SAN JOSE, Calif. Adobe Systems and ARM Ltd. aim to bring Web video to a broad class of mobile systems with their collaboration on a new version of Adobe Flash Player 10. But the software may not be widely available until early next year, and even then it will require OEMs to write or at least review fine details of the code for optimal performance.
As much as 80 percent of Web video today is based on Adobe Flash written for the x86 processor and Microsoft Windows. Adobe and ARM announced last year their plans for a native ARM version geared for smart phones, netbooks and other devices.

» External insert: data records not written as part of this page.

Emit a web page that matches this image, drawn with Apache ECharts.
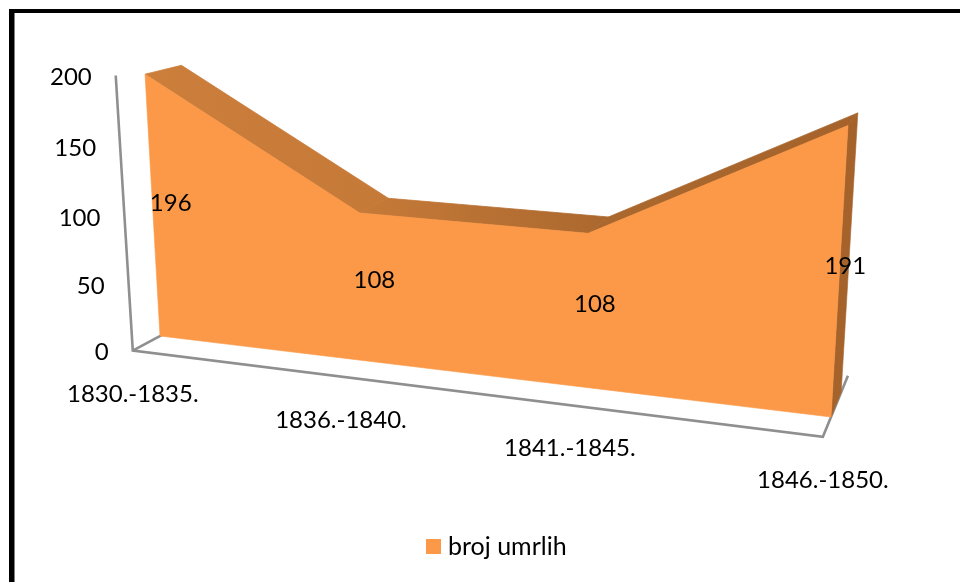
<!DOCTYPE html>
<html><head><meta charset="utf-8">
<style>html,body{margin:0;padding:0;background:#fff}#c{width:960px;height:582px}</style>
<script src="https://cdn.jsdelivr.net/npm/echarts@6/dist/echarts.min.js"></script>
</head><body><div id="c"></div>
<script>
const categories = ['1830.-1835.', '1836.-1840.', '1841.-1845.', '1846.-1850.'];
const deaths = [196, 108, 108, 191];
const valueTicks = [0, 50, 100, 150, 200];
const seriesName = 'broj umrlih';

// --- perspective layout: image of the front plane's unit square, and depth direction
const QUAD = [[160,336],[831,417],[848.8,111],[144.7,68.6]]; // (u,v) = (0,0),(1,0),(1,1),(0,1)
const VP = [1064,-150], DEPTH = 0.0395;
const Z_FRONT = -0.74, Z_BACK = 1.72;
const FONT = 'Lato', FS = 24, LEGEND_FS = 25;
const labelNudgeX = [18, 13, 8, 6];
const labelNudgeY = [-5, -7, -7, -9];
const GRID = {left:100, top:100, width:600, height:300};

const H = (function(q){
  const [x0,y0]=q[0],[x1,y1]=q[1],[x2,y2]=q[2],[x3,y3]=q[3];
  const dx1=x1-x2,dx2=x3-x2,sx=x0-x1+x2-x3,dy1=y1-y2,dy2=y3-y2,sy=y0-y1+y2-y3;
  const den=dx1*dy2-dx2*dy1, g=(sx*dy2-dx2*sy)/den, h=(dx1*sy-sx*dy1)/den;
  return {a:x1-x0+g*x1,b:x3-x0+h*x3,c:x0,d:y1-y0+g*y1,e:y3-y0+h*y3,f:y0,g:g,h:h};
})(QUAD);

// api.coord places the datum through the hidden axes' scales; the result is then projected.
function project(api, i, v, z){
  const p = api.coord([i, v]);
  const u = (p[0]-GRID.left)/GRID.width, t = (GRID.top+GRID.height-p[1])/GRID.height;
  const w = H.g*u+H.h*t+1, k = (z||0)*DEPTH;
  return [(H.a*u+H.b*t+H.c+k*VP[0])/(w+k), (H.d*u+H.e*t+H.f+k*VP[1])/(w+k)];
}
function poly(points, fill){
  return {type:'polygon', shape:{points:points}, style:{fill:fill, stroke:fill, lineWidth:0.6}};
}
function line(points){
  return {type:'polyline', shape:{points:points}, style:{fill:'none', stroke:'#8f8f8f', lineWidth:2.6}};
}
function text(x, y, s, align){
  return {type:'text', style:{x:x, y:y, text:String(s), fill:'#000', font:FS+'px '+FONT, align:align||'center', verticalAlign:'middle'}};
}
function grad(x1,x2,c1,c2){
  return new echarts.graphic.LinearGradient(x1,0,x2,0,[{offset:0,color:c1},{offset:1,color:c2}],true);
}

function makeTick(api){
  const p = project(api,0,api.value(1),Z_FRONT);
  return text(p[0]-24, p[1]+2, api.value(1), 'right');
}
function renderAxes(params, api){
  if(params.dataIndex===0){
    const last = categories.length-1;
    return {type:'group', children:[
      line([project(api,0,200,Z_FRONT), project(api,0,0,Z_FRONT), project(api,last,0,Z_FRONT),
            project(api,last,0,Z_BACK), project(api,last-0.03,0,Z_BACK)]),
      line([project(api,0,0,Z_FRONT), project(api,0,0,Z_BACK)]),
      makeTick(api)
    ]};
  }
  return makeTick(api);
}

function renderArea(params, api){
  const n = params.dataInsideLength;
  if(params.dataIndex!==0) return null;
  const top=[], back=[], vals=[];
  for(let k=0;k<n;k++){
    const v=api.value(1,k); vals.push(v);
    top.push(project(api,k,v,0)); back.push(project(api,k,v,1));
  }
  const ch=[];
  // right side wall
  ch.push(poly([top[n-1],back[n-1],project(api,n-1,0,1),project(api,n-1,0,0)],'#a5632b'));
  // top strips
  const cols=[['#cc7e3b','#c67a38'],['#c67a38','#ab682e'],['#ab682e','#a5632b']];
  for(let k=0;k<n-1;k++){
    const c=grad(top[k][0],back[k+1][0],cols[k][0],cols[k][1]);
    ch.push({type:'polygon',shape:{points:[top[k],back[k],back[k+1],top[k+1]]},style:{fill:c,stroke:c,lineWidth:0.8}});
  }
  // front face
  ch.push(poly(top.concat([project(api,n-1,0,0),project(api,0,0,0)]),'#fb9948'));
  // labels
  for(let k=0;k<n;k++){
    const m=project(api,k,vals[k]/2,0);
    ch.push(text(m[0]+labelNudgeX[k],m[1]+labelNudgeY[k],vals[k]));
    const b=project(api,k,0,Z_FRONT);
    ch.push(text(b[0],b[1]+43.5,categories[k]));
  }
  return {type:'group',children:ch};
}

const chart = echarts.init(document.getElementById('c'),null,{renderer:'canvas'});
chart.setOption({
  animation:false,
  backgroundColor:'#fff',
  grid:Object.assign({},GRID),
  xAxis:{type:'category',data:categories,boundaryGap:false,show:false},
  yAxis:{type:'value',min:0,max:200,interval:50,show:false},
  legend:{left:421,top:529,padding:5,itemWidth:15,itemHeight:15,icon:'rect',
    data:[seriesName],textStyle:{fontFamily:FONT,fontSize:LEGEND_FS,color:'#000',padding:[0,0,0,2]}},
  graphic:[
    {type:'rect',silent:true,shape:{x:9,y:9,width:951,height:4},style:{fill:'#000'}},
    {type:'rect',silent:true,shape:{x:9,y:9,width:5.5,height:573},style:{fill:'#000'}}
  ],
  series:[
    {type:'custom',name:'axes',coordinateSystem:'cartesian2d',z:1,silent:true,clip:false,
     data:valueTicks.map(v=>[0,v]),encode:{x:0,y:1},renderItem:renderAxes},
    {type:'custom',name:seriesName,coordinateSystem:'cartesian2d',z:2,silent:true,clip:false,
     itemStyle:{color:'#fb9948'},
     data:deaths.map((v,i)=>[i,v]),encode:{x:0,y:1},renderItem:renderArea}
  ]
});
</script></body></html>
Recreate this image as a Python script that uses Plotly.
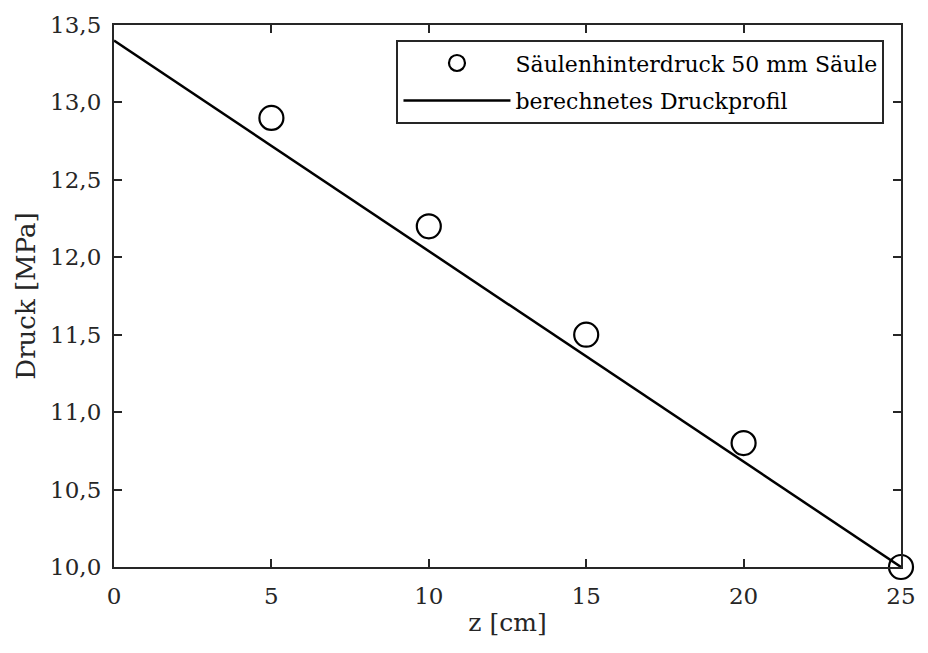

In an update on the effort, the duo said progress has been good, but the complexity of the job may push out broad availability until early 2010. That's because the job requires significant work on graphics, codecs and Adobe's scripting language as well as significant integration and testing among separate chip, software and systems vendors.
"We're coming down to home stretch and soon the work shifts to delivering [code] to OEMs," said Anup Murarka, director of technology strategy and partner development, for Flash at Adobe.
"We're on track [to finish internal work midyear, have a] summer or early fall beta with OEMs and a final production release at the end of this year, but it's really looking like it will be very early next year" before systems ship using the code, he said.
"We're doing code drops on a regular basis to OEM partners to ensure releases are out early," Murarka said. "It's complex, but we want to make it happen as soon as we can."
Since late last year, Adobe has demonstrated versions of Flash 10 on ARM working under operating systems including Android, Windows Mobile and Symbian.
Palm announced in February it is working with Adobe on a version of Flash 10 for its upcoming Pre handsets. Neither Adobe nor Apple has made any announcements about versions for the iPhone.
Although geared for the high volume smart phone, the same code is expected to run on a variety of mobile devices that support a full operating system including netbooks.